But the question which Political Economy proposes is this: Is wealth for mankind a moral good or a moral evil? Does the progressive development of wealth imply, in a moral point of view, improvement or decadence?

The reader anticipates my answer, and will understand that I must say a few words on the subject of individual morality, in order to get quit of the contradiction, or rather of the impossibility, [p195] which would be implied in asserting that what is individual immorality is general morality.

Without having recourse to statistics, or the records of our prisons, we must handle a problem which may be enunciated in these terms:—

Is man degraded by exercising more power over nature—by constraining nature to serve him—by obtaining additional leisure—by freeing himself from the more imperious and pressing wants of his organization—by being enabled to rouse from sleep and inactivity his intellectual and moral faculties,—faculties which assuredly have not been given him to remain in eternal lethargy?
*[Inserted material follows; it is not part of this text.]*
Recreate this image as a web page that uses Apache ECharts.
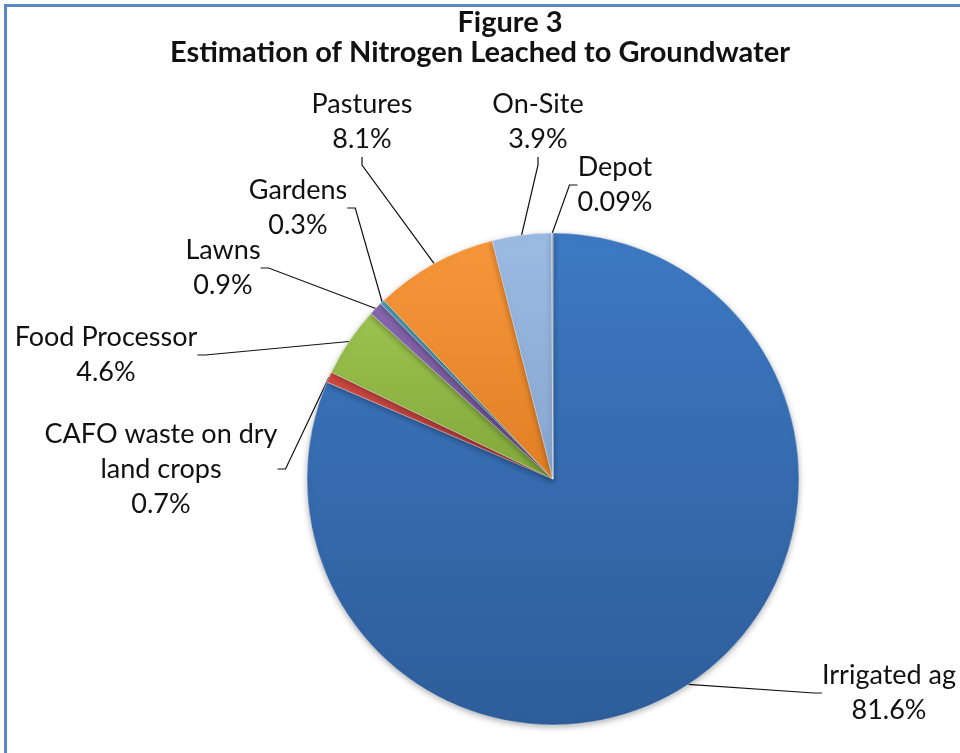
<!DOCTYPE html>
<html style="height: 100%">
   <head>
       <meta charset="utf-8">
       <title>Figure 3</title>
   </head>
   <body style="height: 100%; margin: 0; background: #fff; overflow: hidden">
       <div id="frame" style="position: absolute; left: 4px; top: 4px; width: 1000px; height: 800px; border: 3px solid #5A8AC6"></div>
       <div id="container" style="position: absolute; left: 0; top: 0; width: 960px; height: 753px"></div>
       <script type="text/javascript" src="https://cdn.jsdelivr.net/npm/echarts@6/dist/echarts.min.js"></script>
       <script type="text/javascript">
// slices, clockwise from 12 o'clock
var categories = ['Irrigated ag', 'CAFO waste on dry\nland crops', 'Food Processor', 'Lawns', 'Gardens', 'Pastures', 'On-Site', 'Depot'];
var shares = [81.6, 0.7, 4.6, 0.9, 0.3, 8.1, 3.9, 0.09];

var palette = [
    ['#3D79C3', '#2E5D9A'],
    ['#D24A44', '#B23A35'],
    ['#9CC24F', '#80A83A'],
    ['#8768AE', '#6B4F92'],
    ['#4BACC6', '#3A8EA6'],
    ['#F7963A', '#E07F24'],
    ['#9CBBE3', '#86A6D0'],
    ['#A3A8B0', '#8A9098']
];
// where Excel put each label (text block centre)
var labelSpot = [
    [889, 693], [161, 469], [106, 355], [223, 268],
    [298, 208], [362, 122], [538, 122], [615, 185]
];

var dom = document.getElementById("container");
var myChart = echarts.init(dom);

var pieData = [];
for (var i = 0; i < categories.length; i++) {
    pieData.push({
        name: categories[i],
        value: shares[i],
        itemStyle: {
            color: new echarts.graphic.LinearGradient(0, 0, 0, 1, [
                {offset: 0, color: palette[i][0]},
                {offset: 1, color: palette[i][1]}
            ])
        }
    });
}

var titleFont = {
    fontFamily: 'Lato',
    fontWeight: 'bold',
    fontSize: 29,
    lineHeight: 30,
    color: '#111'
};

var option = {
    backgroundColor: 'transparent',
    animation: false,
    title: [
        {
            text: 'Figure 3',
            left: 505,
            textAlign: 'center',
            top: 3,
            textStyle: titleFont
        },
        {
            text: 'Estimation of Nitrogen Leached to Groundwater',
            left: 'center',
            top: 33,
            textStyle: titleFont
        }
    ],
    series: [
        {
            type: 'pie',
            center: [553, 479],
            radius: 246,
            startAngle: 90,
            clockwise: true,
            avoidLabelOverlap: false,
            minShowLabelAngle: 0,
            data: pieData,
            itemStyle: {
                borderColor: 'rgba(255,255,255,0.35)',
                borderWidth: 1,
                shadowBlur: 6,
                shadowOffsetY: 2,
                shadowColor: 'rgba(0,0,0,0.3)'
            },
            label: {
                show: true,
                position: 'outside',
                formatter: '{b}\n{c}%',
                fontFamily: 'Lato',
                fontSize: 27,
                lineHeight: 35,
                color: '#111',
                align: 'center'
            },
            labelLine: {
                show: true,
                length: 10,
                length2: 8,
                lineStyle: {
                    color: '#111',
                    width: 1.2
                }
            },
            labelLayout: function (params) {
                var p = labelSpot[params.dataIndex];
                return {
                    x: p[0],
                    y: p[1],
                    align: 'center',
                    verticalAlign: 'middle'
                };
            }
        }
    ]
};
if (option && typeof option === "object") {
    myChart.setOption(option, true);
}
       </script>
   </body>
</html>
Is man degraded by being removed from a state the most inorganic, so to speak, and raised to a state of the highest spiritualism which it is possible for him to reach?

To enunciate the problem in this form is to resolve it.

I willingly grant, that when wealth is acquired by means which are immoral, it has an immoral influence, as among the Romans.

I also allow that when it is developed in a very unequal manner, creating a great gulf between classes, it has an immoral influence, and gives rise to revolutionary passions.

But does the same thing hold when wealth is the fruit of honest industry and free transactions, and is uniformly distributed over all classes? That would be a doctrine which it is impossible to maintain.

Socialist works, nevertheless, are crammed with declamations against the rich.